__Your task__
Begin with the first line and repeat exactly through the line containing "(note) at (677,21)"; leave every image out.

__Data block__
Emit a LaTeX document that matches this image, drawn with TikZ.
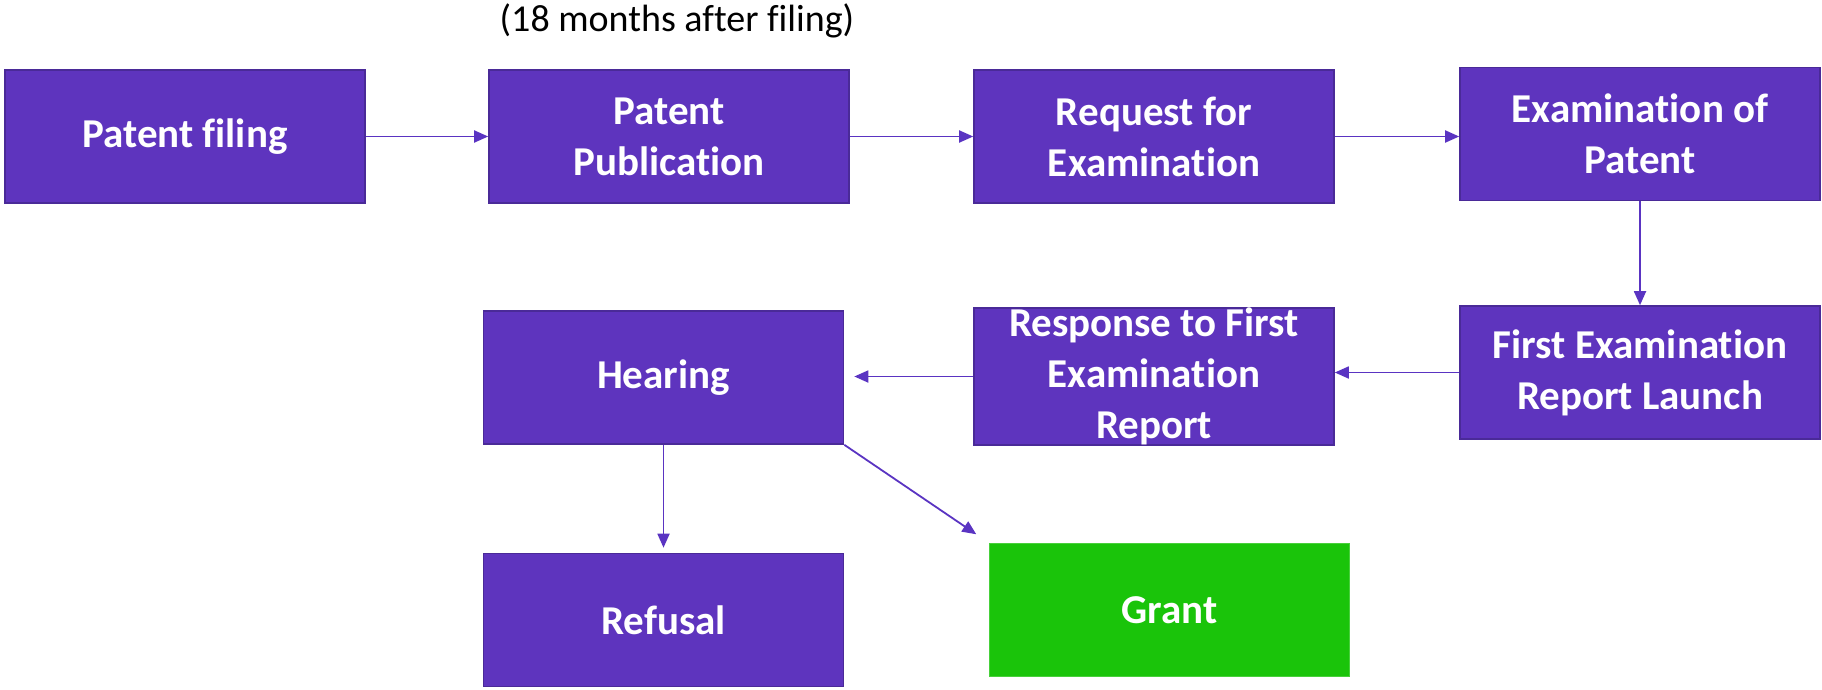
\documentclass[tikz,border=0pt]{standalone}
\usepackage{fontspec}
\setmainfont[RawFeature=-liga]{Carlito}
\usetikzlibrary{arrows.meta}
\definecolor{boxfill}{HTML}{5E34BE}
\definecolor{boxline}{HTML}{4A2A98}
\definecolor{flowline}{HTML}{5A34C2}
\definecolor{grantfill}{HTML}{1AC40A}
\begin{document}
\begin{tikzpicture}[x=1pt,y=-1pt,
  stage/.style={rectangle, draw=boxline, line width=1.6pt, fill=boxfill,
    minimum width=360pt, minimum height=133pt, inner sep=0pt,
    text=white, align=center, font=\fontsize{41}{51}\selectfont\bfseries},
  grantbox/.style={stage, draw=grantfill!80!white, fill=grantfill},
  flow/.style={draw=flowline, line width=1.8pt,
    -{Triangle[length=14pt,width=12pt]}}]
\useasboundingbox (0,0) rectangle (1822,690);

\node[font=\fontsize{38}{46}\selectfont] (note) at (677,21) {(18 months after filing)};

\node[stage] (filing) at (185,136.5) {Patent filing};
\node[stage] (pub)    at (669,136.5) {Patent\\Publication};
\node[stage] (req)    at (1154,136.5) {Request for\\Examination};
\node[stage] (exam)   at (1640,134) {Examination of\\Patent};
\node[stage] (fer)    at (1640,372.5) {First Examination\\Report Launch};
\node[stage] (resp)   at (1154,376.5) {Response to First\\Examination\\Report};
\node[stage] (hear)   at (663.5,377.5) {Hearing};
\node[stage] (ref)    at (663.5,620) {Refusal};
\node[grantbox] (grant) at (1169.5,610) {Grant};

\draw[flow] (filing.east) -- (pub.west);
\draw[flow] (pub.east) -- (req.west);
\draw[flow] (req.east) -- (req.east -| exam.west);
\draw[flow] (exam.south) -- (fer.north);
\draw[flow] (fer.west) -- (fer.west -| resp.east);
\draw[flow, shorten >=10pt] (resp.west) -- (resp.west -| hear.east);
\draw[flow, shorten >=5pt] (hear.south) -- (ref.north);
\draw[flow, shorten >=15pt] (hear.south east) -- (grant.north west);
\end{tikzpicture}
\end{document}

__Response__
Emit a LaTeX document that matches this image, drawn with TikZ.
\documentclass[tikz,border=0pt]{standalone}
\usepackage{fontspec}
\setmainfont[RawFeature=-liga]{Carlito}
\usetikzlibrary{arrows.meta}
\definecolor{boxfill}{HTML}{5E34BE}
\definecolor{boxline}{HTML}{4A2A98}
\definecolor{flowline}{HTML}{5A34C2}
\definecolor{grantfill}{HTML}{1AC40A}
\begin{document}
\begin{tikzpicture}[x=1pt,y=-1pt,
  stage/.style={rectangle, draw=boxline, line width=1.6pt, fill=boxfill,
    minimum width=360pt, minimum height=133pt, inner sep=0pt,
    text=white, align=center, font=\fontsize{41}{51}\selectfont\bfseries},
  grantbox/.style={stage, draw=grantfill!80!white, fill=grantfill},
  flow/.style={draw=flowline, line width=1.8pt,
    -{Triangle[length=14pt,width=12pt]}}]
\useasboundingbox (0,0) rectangle (1822,690);

\node[font=\fontsize{38}{46}\selectfont] (note) at (677,21) {(18 months after filing)};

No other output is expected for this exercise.